Instructions to follow. For this exercise, output only the lines between the "Clone this chart in Plotly." line and the "x_start = -248" line, both of them included, and skip all pictures.

Available data.
###

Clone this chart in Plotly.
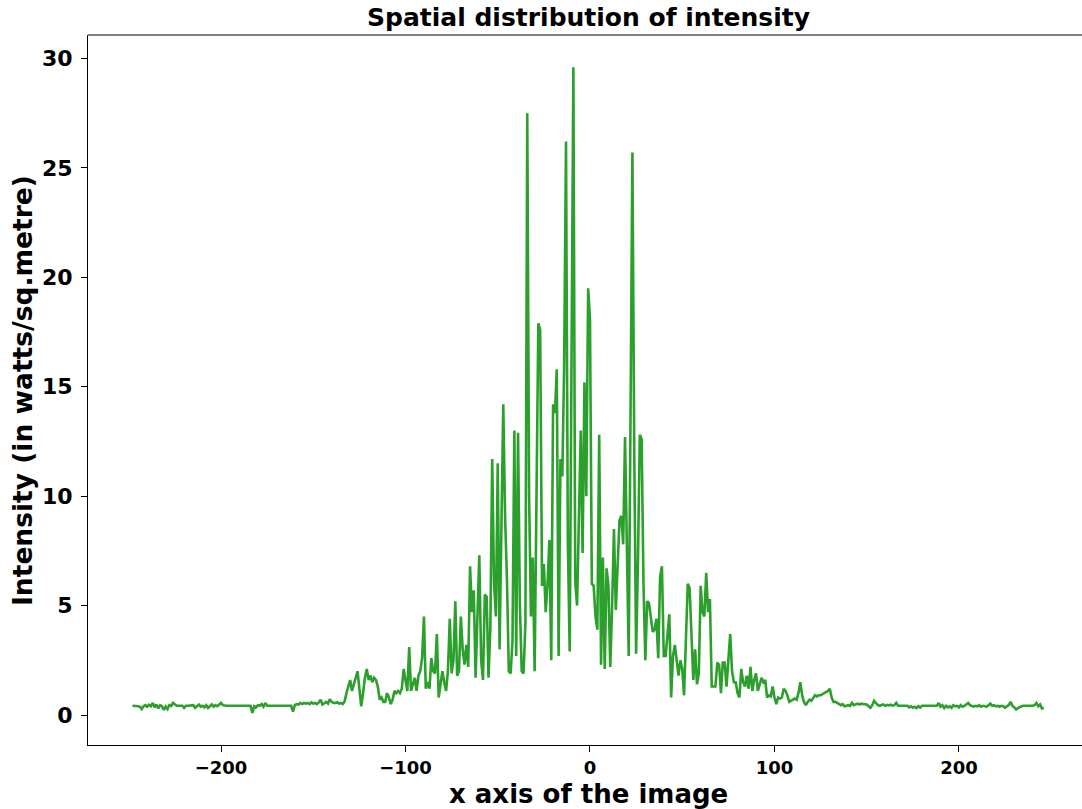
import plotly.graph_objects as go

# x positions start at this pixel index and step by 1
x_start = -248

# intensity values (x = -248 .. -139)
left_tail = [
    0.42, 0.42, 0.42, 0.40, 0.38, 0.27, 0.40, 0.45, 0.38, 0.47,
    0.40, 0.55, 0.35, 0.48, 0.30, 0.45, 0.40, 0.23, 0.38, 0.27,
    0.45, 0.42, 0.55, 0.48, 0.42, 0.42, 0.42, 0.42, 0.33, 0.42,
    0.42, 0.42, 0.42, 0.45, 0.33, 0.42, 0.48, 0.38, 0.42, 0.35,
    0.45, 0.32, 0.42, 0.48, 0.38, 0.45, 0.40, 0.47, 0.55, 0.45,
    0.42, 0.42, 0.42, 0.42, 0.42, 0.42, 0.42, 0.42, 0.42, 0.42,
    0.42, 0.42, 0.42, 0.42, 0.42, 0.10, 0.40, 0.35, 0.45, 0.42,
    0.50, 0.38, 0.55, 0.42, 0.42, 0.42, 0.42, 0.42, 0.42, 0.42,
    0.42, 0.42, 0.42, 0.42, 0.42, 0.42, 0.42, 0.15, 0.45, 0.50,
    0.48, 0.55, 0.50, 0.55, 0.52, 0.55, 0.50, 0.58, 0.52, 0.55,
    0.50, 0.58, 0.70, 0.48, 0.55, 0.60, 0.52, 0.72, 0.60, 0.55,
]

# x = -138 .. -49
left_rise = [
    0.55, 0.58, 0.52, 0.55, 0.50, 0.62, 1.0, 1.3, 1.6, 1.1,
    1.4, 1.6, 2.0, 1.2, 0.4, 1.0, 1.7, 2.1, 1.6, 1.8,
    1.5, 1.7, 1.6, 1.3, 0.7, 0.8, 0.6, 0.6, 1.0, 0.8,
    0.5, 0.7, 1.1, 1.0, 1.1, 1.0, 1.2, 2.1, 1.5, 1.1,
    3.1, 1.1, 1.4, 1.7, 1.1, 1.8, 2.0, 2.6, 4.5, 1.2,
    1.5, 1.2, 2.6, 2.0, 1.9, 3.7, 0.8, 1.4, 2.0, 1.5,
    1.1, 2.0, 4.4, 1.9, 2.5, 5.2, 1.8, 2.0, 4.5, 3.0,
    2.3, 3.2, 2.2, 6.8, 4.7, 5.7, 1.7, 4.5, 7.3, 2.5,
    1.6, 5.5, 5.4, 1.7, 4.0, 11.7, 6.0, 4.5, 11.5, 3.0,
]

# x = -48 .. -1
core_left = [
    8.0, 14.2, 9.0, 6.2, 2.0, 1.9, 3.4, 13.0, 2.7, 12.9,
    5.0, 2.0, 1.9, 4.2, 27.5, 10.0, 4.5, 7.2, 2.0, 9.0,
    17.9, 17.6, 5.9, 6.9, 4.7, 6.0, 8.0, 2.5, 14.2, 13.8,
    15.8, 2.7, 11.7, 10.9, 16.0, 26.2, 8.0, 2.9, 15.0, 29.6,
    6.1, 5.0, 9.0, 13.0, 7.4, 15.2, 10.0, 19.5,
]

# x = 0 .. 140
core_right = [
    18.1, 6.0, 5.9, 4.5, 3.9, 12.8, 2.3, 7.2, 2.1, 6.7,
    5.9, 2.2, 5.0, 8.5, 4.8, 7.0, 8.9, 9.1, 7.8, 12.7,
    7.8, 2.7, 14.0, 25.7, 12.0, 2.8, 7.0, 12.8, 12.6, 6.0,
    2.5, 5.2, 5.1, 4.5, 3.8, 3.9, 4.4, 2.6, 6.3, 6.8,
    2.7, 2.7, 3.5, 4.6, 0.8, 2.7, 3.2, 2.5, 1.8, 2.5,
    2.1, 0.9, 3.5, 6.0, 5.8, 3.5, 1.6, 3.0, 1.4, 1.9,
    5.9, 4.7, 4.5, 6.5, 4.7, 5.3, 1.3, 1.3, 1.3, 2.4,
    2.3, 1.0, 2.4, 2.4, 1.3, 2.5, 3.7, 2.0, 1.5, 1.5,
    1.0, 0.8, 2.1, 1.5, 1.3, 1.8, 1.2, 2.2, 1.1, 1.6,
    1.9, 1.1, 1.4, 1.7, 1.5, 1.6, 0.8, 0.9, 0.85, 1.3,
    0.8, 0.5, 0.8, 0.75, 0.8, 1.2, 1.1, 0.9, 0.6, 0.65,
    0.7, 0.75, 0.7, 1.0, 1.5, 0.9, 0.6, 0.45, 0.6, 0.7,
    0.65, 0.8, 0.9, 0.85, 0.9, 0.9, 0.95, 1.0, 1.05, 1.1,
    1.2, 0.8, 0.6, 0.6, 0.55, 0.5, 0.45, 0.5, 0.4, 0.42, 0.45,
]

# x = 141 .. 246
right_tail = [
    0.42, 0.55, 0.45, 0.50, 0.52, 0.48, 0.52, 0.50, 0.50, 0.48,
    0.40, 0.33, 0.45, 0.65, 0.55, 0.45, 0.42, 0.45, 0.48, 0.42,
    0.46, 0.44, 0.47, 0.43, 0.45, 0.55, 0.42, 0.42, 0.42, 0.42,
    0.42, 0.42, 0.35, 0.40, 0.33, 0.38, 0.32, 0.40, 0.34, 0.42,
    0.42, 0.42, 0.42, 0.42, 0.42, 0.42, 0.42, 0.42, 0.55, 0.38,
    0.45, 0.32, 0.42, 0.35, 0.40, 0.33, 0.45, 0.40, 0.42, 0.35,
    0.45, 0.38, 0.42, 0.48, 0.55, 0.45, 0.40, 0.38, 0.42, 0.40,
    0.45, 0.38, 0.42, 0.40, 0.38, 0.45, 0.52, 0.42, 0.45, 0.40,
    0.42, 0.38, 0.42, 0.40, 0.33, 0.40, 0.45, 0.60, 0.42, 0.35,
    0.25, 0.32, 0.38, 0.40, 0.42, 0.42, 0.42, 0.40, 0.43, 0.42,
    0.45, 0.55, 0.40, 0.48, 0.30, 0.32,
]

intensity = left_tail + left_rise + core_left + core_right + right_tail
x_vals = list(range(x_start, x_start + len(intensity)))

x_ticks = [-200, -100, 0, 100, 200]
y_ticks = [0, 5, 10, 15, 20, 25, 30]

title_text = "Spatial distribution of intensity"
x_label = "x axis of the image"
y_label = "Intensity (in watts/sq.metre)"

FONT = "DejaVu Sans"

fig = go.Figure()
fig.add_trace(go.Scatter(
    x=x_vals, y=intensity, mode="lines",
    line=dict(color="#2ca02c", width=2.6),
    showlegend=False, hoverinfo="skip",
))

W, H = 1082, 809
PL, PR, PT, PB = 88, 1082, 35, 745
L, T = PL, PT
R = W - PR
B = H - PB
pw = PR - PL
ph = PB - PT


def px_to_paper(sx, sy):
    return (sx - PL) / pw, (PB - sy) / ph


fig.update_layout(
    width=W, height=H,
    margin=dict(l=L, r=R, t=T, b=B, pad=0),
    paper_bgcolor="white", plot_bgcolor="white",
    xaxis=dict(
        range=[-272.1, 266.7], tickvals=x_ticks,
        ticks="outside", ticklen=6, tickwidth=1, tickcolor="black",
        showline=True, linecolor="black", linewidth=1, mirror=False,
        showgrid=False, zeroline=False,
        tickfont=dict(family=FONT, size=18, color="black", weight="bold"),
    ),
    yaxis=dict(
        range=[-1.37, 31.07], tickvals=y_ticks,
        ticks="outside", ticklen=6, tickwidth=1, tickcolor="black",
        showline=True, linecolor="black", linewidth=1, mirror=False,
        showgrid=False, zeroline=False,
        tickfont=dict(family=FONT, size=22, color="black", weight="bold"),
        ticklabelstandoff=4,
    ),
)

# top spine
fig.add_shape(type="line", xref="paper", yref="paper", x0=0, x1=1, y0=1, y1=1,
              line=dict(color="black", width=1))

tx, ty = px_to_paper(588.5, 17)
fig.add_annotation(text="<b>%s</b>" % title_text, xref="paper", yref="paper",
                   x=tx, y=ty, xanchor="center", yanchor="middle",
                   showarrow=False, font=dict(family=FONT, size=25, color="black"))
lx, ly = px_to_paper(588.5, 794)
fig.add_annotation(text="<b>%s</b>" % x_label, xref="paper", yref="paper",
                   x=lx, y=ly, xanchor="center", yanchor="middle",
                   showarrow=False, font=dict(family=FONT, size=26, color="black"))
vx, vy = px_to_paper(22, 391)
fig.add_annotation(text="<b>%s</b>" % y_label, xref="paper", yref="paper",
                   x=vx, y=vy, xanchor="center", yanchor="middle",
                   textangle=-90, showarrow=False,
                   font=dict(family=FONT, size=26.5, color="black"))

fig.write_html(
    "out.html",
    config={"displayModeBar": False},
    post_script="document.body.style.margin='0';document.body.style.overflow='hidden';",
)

###

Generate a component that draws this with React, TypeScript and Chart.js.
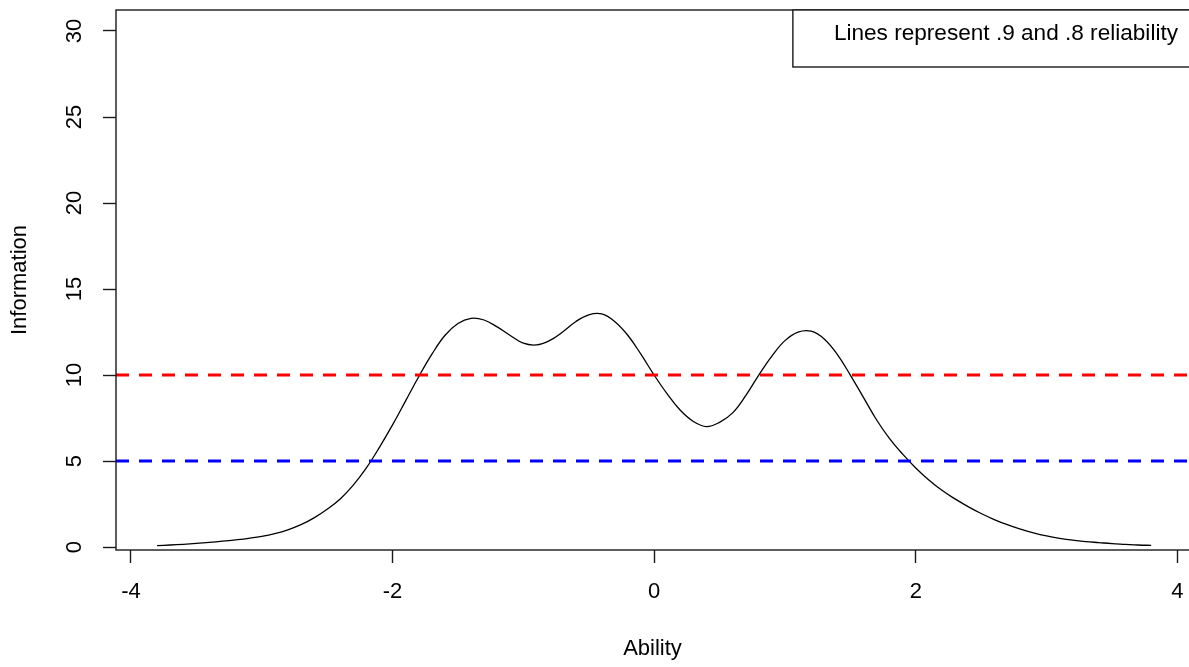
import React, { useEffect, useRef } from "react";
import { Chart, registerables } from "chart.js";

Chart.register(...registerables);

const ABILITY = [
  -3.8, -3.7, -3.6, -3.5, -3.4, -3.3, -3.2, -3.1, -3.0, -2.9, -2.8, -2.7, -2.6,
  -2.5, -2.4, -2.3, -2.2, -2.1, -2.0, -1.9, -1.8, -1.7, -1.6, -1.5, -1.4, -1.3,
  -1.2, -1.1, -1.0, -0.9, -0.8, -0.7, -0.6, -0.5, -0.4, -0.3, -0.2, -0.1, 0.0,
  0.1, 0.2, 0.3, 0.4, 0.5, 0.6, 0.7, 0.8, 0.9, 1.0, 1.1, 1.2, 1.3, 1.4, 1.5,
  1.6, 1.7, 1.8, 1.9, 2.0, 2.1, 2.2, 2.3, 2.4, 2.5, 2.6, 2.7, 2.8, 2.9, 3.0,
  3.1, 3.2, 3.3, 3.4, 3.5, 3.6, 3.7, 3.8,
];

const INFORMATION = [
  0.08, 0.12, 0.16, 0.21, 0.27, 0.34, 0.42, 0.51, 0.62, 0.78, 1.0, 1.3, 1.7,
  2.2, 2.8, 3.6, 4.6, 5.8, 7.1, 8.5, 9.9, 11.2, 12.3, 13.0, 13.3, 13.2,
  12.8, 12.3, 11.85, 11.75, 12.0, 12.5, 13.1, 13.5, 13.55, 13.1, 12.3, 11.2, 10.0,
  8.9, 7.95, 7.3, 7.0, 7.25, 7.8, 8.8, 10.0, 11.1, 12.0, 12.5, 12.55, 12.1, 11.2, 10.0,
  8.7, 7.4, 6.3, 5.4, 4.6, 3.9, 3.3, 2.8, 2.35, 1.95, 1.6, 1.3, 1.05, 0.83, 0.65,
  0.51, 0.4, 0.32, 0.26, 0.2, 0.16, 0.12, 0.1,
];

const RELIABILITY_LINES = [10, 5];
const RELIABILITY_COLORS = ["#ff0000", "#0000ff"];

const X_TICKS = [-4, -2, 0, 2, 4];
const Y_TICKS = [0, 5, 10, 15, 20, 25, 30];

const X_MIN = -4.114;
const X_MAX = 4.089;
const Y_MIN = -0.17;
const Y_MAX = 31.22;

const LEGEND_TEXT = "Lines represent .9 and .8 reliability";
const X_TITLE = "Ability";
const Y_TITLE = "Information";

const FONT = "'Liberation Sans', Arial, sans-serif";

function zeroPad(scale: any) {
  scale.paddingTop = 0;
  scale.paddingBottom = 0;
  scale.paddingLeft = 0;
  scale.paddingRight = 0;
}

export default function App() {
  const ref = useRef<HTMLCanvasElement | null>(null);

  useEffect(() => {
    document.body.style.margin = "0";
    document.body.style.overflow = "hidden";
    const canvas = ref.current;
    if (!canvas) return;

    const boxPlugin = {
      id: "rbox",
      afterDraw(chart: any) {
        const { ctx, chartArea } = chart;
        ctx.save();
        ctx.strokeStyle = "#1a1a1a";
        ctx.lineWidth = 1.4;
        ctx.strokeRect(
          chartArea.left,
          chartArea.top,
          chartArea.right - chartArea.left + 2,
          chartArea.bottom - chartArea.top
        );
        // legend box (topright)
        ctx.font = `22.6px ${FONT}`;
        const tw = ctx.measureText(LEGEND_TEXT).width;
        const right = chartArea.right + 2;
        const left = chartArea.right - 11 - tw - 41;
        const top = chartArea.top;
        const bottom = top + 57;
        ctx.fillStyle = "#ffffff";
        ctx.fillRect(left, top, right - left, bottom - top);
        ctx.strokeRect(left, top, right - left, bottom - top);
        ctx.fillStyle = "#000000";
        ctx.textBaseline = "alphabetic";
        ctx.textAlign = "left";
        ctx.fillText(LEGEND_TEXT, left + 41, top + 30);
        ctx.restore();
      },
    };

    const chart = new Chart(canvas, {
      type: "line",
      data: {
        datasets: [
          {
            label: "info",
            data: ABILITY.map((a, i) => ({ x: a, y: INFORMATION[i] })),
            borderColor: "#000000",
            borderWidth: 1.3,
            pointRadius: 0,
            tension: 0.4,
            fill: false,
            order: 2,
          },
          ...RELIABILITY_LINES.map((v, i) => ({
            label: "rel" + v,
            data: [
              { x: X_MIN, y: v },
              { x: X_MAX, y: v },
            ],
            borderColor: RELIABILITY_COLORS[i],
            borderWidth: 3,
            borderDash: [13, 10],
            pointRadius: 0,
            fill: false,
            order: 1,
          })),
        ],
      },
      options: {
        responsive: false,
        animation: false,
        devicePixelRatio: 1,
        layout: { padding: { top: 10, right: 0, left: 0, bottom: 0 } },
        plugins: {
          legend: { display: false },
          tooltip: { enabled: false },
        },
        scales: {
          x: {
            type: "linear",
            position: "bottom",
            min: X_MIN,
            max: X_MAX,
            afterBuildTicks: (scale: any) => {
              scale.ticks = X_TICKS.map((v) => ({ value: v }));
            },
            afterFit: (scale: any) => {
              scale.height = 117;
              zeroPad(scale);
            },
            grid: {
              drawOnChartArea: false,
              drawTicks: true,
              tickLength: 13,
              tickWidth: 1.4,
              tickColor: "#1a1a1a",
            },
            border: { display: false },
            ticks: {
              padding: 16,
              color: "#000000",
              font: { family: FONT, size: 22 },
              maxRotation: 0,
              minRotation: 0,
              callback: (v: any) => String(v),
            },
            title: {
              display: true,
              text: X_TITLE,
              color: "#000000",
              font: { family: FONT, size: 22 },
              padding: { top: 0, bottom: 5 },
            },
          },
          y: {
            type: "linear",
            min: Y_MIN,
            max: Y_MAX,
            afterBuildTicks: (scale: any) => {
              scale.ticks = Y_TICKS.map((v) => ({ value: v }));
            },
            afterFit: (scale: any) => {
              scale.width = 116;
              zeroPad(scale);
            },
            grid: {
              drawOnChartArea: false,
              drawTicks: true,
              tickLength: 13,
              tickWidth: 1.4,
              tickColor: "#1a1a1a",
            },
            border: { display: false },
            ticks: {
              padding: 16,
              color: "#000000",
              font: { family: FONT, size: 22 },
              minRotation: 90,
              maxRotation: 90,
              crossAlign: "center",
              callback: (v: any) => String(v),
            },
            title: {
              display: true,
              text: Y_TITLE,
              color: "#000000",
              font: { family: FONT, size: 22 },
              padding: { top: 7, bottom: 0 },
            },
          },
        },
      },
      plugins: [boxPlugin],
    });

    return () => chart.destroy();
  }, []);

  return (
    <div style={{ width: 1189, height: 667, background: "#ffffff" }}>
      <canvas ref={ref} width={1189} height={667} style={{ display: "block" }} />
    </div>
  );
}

###

Answer to the task.
Clone this chart in Plotly.
import plotly.graph_objects as go

# x positions start at this pixel index and step by 1
x_start = -248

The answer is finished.